An unquestionable reply: When 21-year-old Citlaly Hernandez was asked why she was taking part in a pro-Palestinian camp, the answer was a resounding: "I'm Mexican." For her, solidarity with Gaza makes perfect sense, that of a community of destinies. "I've seen the same battles," she said.

The student was wearing a sweatshirt calling for the "liberation of Palestine" and a "Yellowstone" (national park) cap, from which a few pink-colored locks of hair protruded. Since April 25, she has been occupying a tent on the Auraria campus in Denver (Colorado), one of the first to be pitched on the "quad," the central median strip. On April 26, she and 40 other students were arrested by Denver police for trespassing. A few hours later, the tents were back in place. Since then, the police have not returned.

After months of protest marches against genocide, after laying siege to the Colorado Capitol demanding that elected officials support a ceasefire in Gaza, Denver students followed the national movement launched at Columbia University in New York. They put up their tents. "We were tired of not being heard," said Hernandez, a final-year psychology student. "We wanted to escalate the situation." The esplanade has now become home to some 50 tents. Hernandez's tent reflects her indignation: "The United States has sent more than $300 billion to Israel since 1948." Held in detention for less than 24 hours, Hernandez has received a court summons for May 24.

Most of the students at Auraria come from modest backgrounds. Many work to pay for their studies. The campus, which brings together three public institutions (Community College of Denver, Metropolitan State University and a branch of the University of Colorado, whose main campus is in Boulder), is a far cry from the elite universities of the large metropoles. Pro-Palestinian protest has a different tone here. "My parents told me to have a serving heart," said Randi Fuentes, a young man of Salvadoran origin, the first in his family to go on to higher education.

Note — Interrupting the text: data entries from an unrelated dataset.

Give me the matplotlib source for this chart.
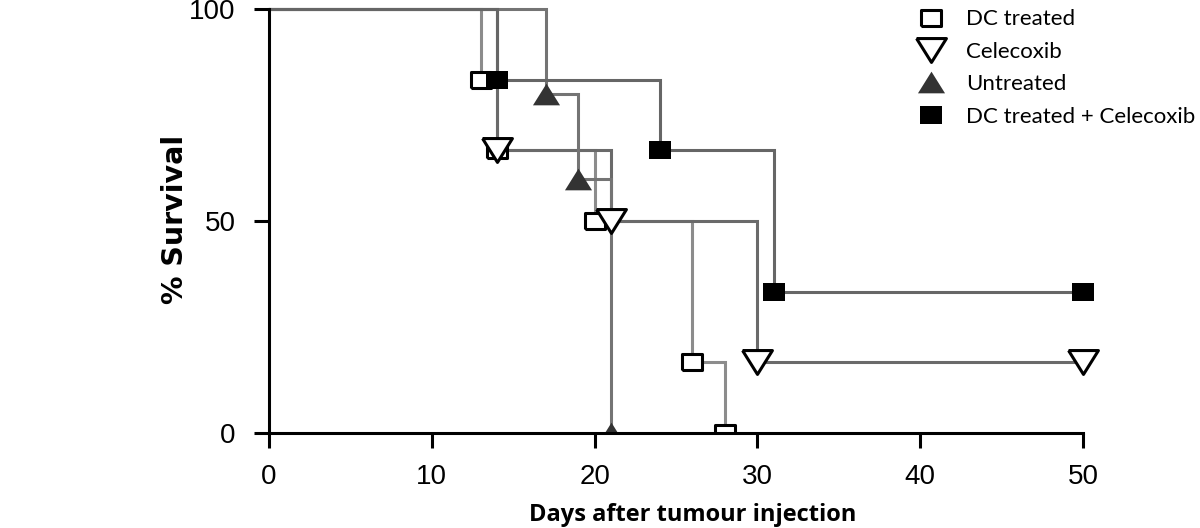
import matplotlib
matplotlib.use("Agg")
import matplotlib.pyplot as plt
from matplotlib.lines import Line2D

# Kaplan-Meier data (days, % survival)
days_dc = [0, 13, 14, 20, 26, 28]
surv_dc = [100, 83.3, 66.7, 50, 16.7, 0]

days_cel = [0, 14, 21, 30, 50]
surv_cel = [100, 66.7, 50, 16.7, 16.7]

days_un = [0, 17, 19, 21]
surv_un = [100, 80, 60, 0]

days_dcc = [0, 14, 24, 31, 50]
surv_dcc = [100, 83.3, 66.7, 33.3, 33.3]

labels = ['DC treated', 'Celecoxib', 'Untreated', 'DC treated + Celecoxib']
xticks = [0, 10, 20, 30, 40, 50]
yticks = [0, 50, 100]

# custom marker shapes (slightly wide, like the original)
rect = [(-1, -0.8), (1, -0.8), (1, 0.8), (-1, 0.8), (-1, -0.8)]
tri_down = [(-1, 0.8), (1, 0.8), (0, -0.8), (-1, 0.8)]
tri_up = [(-1, -0.8), (1, -0.8), (0, 0.8), (-1, -0.8)]

label_font = ['Open Sans', 'DejaVu Sans']
legend_font = ['Lato', 'DejaVu Sans']
tick_font = ['Liberation Sans', 'DejaVu Sans']

fig = plt.figure(figsize=(12, 5.28), dpi=100)
ax = fig.add_axes([0.2242, 0.180, 0.7055, 0.8105])

lw = 2.2
styles = [
    (days_dc, surv_dc, '#8c8c8c', dict(marker=rect, ms=15, mfc='white', mec='black', mew=2.2)),
    (days_cel, surv_cel, '#6a6a6a', dict(marker=tri_down, ms=21.5, mfc='white', mec='black', mew=2.2)),
    (days_un, surv_un, '#747474', dict(marker=tri_up, ms=19.5, mfc='#333333', mec='#333333', mew=0)),
    (days_dcc, surv_dcc, '#666666', dict(marker=rect, ms=16.5, mfc='black', mec='black', mew=0)),
]

for d, s, c, mk in styles:
    ax.step(d, s, where='post', color=c, lw=lw, zorder=2, solid_joinstyle='miter')
for d, s, c, mk in styles:
    ax.plot(d[1:], s[1:], ls='none', zorder=3, **mk)

ax.set_xlim(0, 52)
ax.set_ylim(0, 101)
ax.spines['top'].set_visible(False)
ax.spines['right'].set_visible(False)
ax.spines['bottom'].set_bounds(0, 50)
ax.spines['left'].set_bounds(0, 100)
for sp in ('bottom', 'left'):
    ax.spines[sp].set_linewidth(2.2)
    ax.spines[sp].set_zorder(4)

ax.set_xticks(xticks)
ax.set_yticks(yticks)
ax.tick_params(length=11, width=2.2, labelsize=20)
ax.tick_params(axis='y', pad=13)
ax.tick_params(axis='x', pad=11)
for t in ax.get_xticklabels() + ax.get_yticklabels():
    t.set_family(tick_font)

ax.set_xlabel('Days after tumour injection', fontsize=17, fontweight='bold',
              family=label_font, labelpad=10)
ax.set_ylabel('% Survival', fontsize=20.5, fontweight='bold',
              family=['DejaVu Sans'], labelpad=0)

handles = [Line2D([], [], ls='none', **mk) for d, s, c, mk in styles]
leg = fig.legend(handles, labels, loc='upper left', bbox_to_anchor=(0.754, 0.995),
                 frameon=False, prop={'family': legend_font, 'size': 16},
                 handletextpad=0.7, labelspacing=0.56, borderpad=0.0,
                 handlelength=1.75, borderaxespad=0.3)

fig.savefig('out.png', dpi=100, facecolor='white')
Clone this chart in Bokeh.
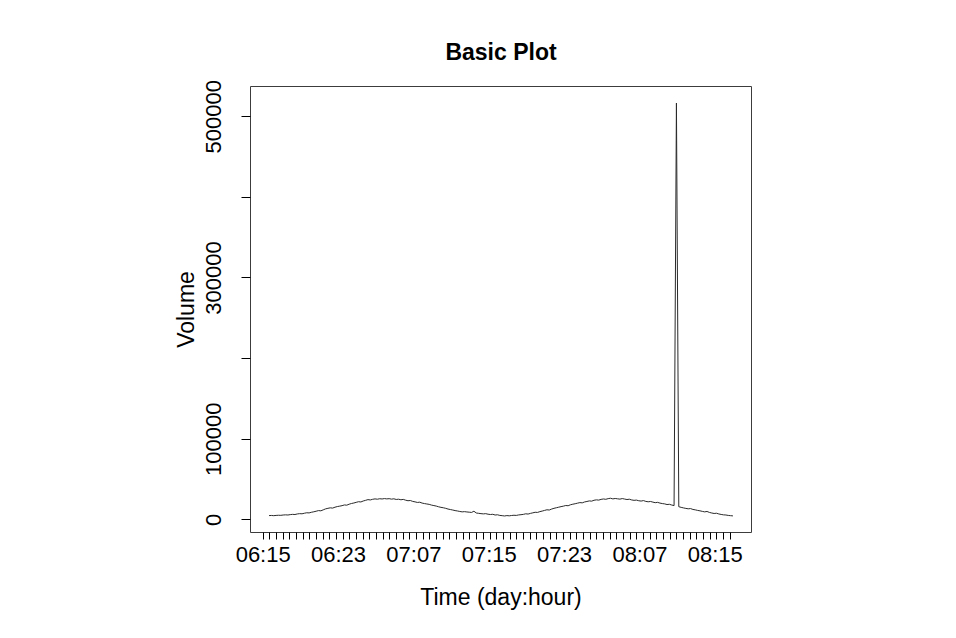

Like Hernandez, many see the conflict as a struggle for land, the land of which indigenous people have been dispossessed "all over the world." "It's their right to be there," she said calmly, referring to the Palestinians. "Their right to ask for the land back."

Visit by Angela Davis

On the very first day of occupation, Mayor Mike Johnston came to the site. Having had great difficulty removing homeless tents from downtown, he didn't seem too pleased to see new tents erected on public land, which the university administration had precisely banned from use by homeless people under the bylaw now invoked against students. The mayor invited them to dismantle the camp. "We're trying to make sure we can help you exercise your right to protest peacefully," he argued. "Fascist!" retorted one activist.